E depois há a questão do perfil: aqueles que têm uma capacidade de adaptação muito rápida à subida de exigência e outros que precisam de passar por um processo de transição. Podemos apontar o exemplo de Diogo Costa na baliza do FC Porto ou Rúben Dias e Gonçalo Inácio no eixo defensivo de Benfica e Sporting, respetivamente: foram crescendo à medida que iam caminhando. São fortes tecnicamente, sim, mas tão ou mais ao nível mental. A diferença está aqui.

Mas nem todos são iguais e não é por causa disso que haja maior perda a médio ou longo prazo. Basta olhar para António Silva e Tomás Araújo no Benfica: Silva foi um caso de sucesso no futebol sénior com Roger Schmidt ao passo que Araújo precisou de sair da sua zona de conforto. Mas quando olhamos para o percurso entretanto feito por ambos chegamos à conclusão de que António Silva cresceu menos do que se esperava (não consegui vislumbrar evolução na época passada face ao ano anterior) e Tomás Araújo melhorou, e muito, com o empréstimo ao Gil Vicente, afirmando-se hoje como um titular absoluto nas águias. Com inteira justiça.

O ano que passou em Barcelos fez muito bem a Araújo porque ali aprimorou o que lhe faltava em comparação com o colega de setor: a capacidade de estar permanentemente ligado ao jogo, alinhando desta vez no lado do mais fraco e não do mais forte, sendo constantemente posto à prova. E ao erro. Em boa verdade, o 44 dos encarnados passou por uma etapa semelhante à de centrais como Jorge Costa ou Ricardo Carvalho que por uma ou outra razão tiveram de sair para ganhar calo – ou, para dar um exemplo mais recente e numa outra escala, o caso de Eduardo Quaresma no Sporting, que perdeu muitas fragilidades após cedências a Tondela e Hoffenheim e em certo período da época passada assumiu-se como titular de Ruben Amorim.

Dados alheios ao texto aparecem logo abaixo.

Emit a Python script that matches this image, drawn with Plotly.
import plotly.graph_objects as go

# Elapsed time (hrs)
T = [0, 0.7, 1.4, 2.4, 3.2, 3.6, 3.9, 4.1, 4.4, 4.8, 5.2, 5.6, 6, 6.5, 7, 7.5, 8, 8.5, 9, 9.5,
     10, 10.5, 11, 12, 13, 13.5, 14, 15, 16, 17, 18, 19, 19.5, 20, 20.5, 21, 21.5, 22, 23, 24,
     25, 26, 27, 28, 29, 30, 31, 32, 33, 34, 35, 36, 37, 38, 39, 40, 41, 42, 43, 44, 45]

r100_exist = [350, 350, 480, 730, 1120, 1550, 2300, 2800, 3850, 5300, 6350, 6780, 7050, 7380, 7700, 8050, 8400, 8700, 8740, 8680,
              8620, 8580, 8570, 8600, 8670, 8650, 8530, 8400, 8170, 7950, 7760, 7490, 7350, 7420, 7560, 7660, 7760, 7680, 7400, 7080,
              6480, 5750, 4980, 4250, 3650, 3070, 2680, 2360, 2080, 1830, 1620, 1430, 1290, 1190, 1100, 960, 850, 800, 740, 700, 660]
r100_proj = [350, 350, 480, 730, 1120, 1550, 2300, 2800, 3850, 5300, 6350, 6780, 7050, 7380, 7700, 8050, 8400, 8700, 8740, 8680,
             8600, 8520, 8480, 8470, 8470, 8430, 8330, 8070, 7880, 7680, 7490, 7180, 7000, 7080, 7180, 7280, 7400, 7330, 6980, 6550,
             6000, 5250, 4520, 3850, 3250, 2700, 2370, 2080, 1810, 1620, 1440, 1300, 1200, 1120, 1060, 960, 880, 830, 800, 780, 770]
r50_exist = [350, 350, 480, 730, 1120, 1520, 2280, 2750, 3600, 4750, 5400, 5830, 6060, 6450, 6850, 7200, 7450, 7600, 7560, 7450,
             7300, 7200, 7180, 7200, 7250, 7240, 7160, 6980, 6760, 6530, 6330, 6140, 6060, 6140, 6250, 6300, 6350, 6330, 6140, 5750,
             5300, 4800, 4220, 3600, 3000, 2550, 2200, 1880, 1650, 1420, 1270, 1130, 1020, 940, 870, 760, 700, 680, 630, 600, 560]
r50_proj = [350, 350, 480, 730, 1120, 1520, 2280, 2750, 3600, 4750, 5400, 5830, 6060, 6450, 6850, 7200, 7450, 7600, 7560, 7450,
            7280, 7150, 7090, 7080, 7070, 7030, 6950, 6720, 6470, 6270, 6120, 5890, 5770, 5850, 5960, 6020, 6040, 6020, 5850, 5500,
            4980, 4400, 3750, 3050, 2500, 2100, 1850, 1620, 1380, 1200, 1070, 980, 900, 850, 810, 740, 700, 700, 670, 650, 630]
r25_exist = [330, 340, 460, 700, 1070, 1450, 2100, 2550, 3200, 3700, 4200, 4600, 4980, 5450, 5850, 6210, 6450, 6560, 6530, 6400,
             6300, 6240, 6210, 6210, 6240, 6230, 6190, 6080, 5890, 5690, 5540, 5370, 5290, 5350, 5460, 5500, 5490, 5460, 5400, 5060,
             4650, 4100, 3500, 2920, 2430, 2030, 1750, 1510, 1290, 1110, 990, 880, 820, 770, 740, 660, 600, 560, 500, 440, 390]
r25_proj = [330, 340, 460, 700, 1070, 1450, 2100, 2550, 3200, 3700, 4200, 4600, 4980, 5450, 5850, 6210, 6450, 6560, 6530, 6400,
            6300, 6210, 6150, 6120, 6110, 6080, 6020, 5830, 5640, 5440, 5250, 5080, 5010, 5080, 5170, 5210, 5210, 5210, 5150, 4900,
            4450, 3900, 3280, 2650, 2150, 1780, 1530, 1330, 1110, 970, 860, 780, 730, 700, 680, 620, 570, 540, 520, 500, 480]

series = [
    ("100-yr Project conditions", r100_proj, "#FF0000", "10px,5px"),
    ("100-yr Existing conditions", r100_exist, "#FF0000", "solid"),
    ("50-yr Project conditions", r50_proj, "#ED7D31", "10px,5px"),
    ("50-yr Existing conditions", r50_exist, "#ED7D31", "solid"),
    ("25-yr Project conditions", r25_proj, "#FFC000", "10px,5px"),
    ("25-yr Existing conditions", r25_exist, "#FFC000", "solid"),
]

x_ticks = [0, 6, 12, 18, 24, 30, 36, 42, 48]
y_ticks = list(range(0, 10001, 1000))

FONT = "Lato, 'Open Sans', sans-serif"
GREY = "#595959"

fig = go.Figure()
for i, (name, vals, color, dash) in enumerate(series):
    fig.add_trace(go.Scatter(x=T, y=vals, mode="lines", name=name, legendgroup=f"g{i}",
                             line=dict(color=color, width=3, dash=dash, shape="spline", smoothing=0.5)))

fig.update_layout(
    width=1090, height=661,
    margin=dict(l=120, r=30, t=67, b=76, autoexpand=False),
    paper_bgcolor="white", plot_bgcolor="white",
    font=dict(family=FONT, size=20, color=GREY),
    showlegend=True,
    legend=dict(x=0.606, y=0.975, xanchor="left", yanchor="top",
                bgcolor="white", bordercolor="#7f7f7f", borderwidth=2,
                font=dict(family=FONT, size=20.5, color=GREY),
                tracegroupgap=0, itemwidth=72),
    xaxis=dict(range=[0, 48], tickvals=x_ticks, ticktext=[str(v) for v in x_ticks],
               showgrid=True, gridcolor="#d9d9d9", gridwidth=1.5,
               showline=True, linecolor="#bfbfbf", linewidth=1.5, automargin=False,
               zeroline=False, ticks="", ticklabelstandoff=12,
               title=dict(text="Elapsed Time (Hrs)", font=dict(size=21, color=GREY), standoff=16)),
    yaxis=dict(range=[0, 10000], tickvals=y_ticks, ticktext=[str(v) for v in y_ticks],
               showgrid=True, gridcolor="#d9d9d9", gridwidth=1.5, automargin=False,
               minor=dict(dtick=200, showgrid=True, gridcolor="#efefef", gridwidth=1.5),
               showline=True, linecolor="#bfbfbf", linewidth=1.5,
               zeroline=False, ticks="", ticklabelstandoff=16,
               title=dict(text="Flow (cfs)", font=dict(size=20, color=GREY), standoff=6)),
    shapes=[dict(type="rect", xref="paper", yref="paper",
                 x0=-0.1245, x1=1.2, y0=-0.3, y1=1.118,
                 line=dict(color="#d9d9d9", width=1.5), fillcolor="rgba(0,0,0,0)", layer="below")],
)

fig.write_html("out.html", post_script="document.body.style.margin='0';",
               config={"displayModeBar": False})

Só o tempo dirá se o sucesso de Tomás Araújo no Benfica é momentâneo ou prolongado, mas não há dúvidas de que a curva de aprendizagem é elevada, defendendo bem frente aos fortes e atacando bem (o que o diferencia de António Silva) diante dos mais fracos. É cedo para adivinhar qual deles terá o futuro mais risonho, mas não estaremos enganados se dissermos que o perfil de Araújo se enquadra mais no futebol de uma equipa que gosta de dominar a partir de trás e Silva encaixa como uma luva num modelo à base de transições, tal como Schmidt gostava. Mas o mesmo Schmidt que fez tudo para não deixar cair Tomás Araújo. Bruno Lage está a aproveitá-lo.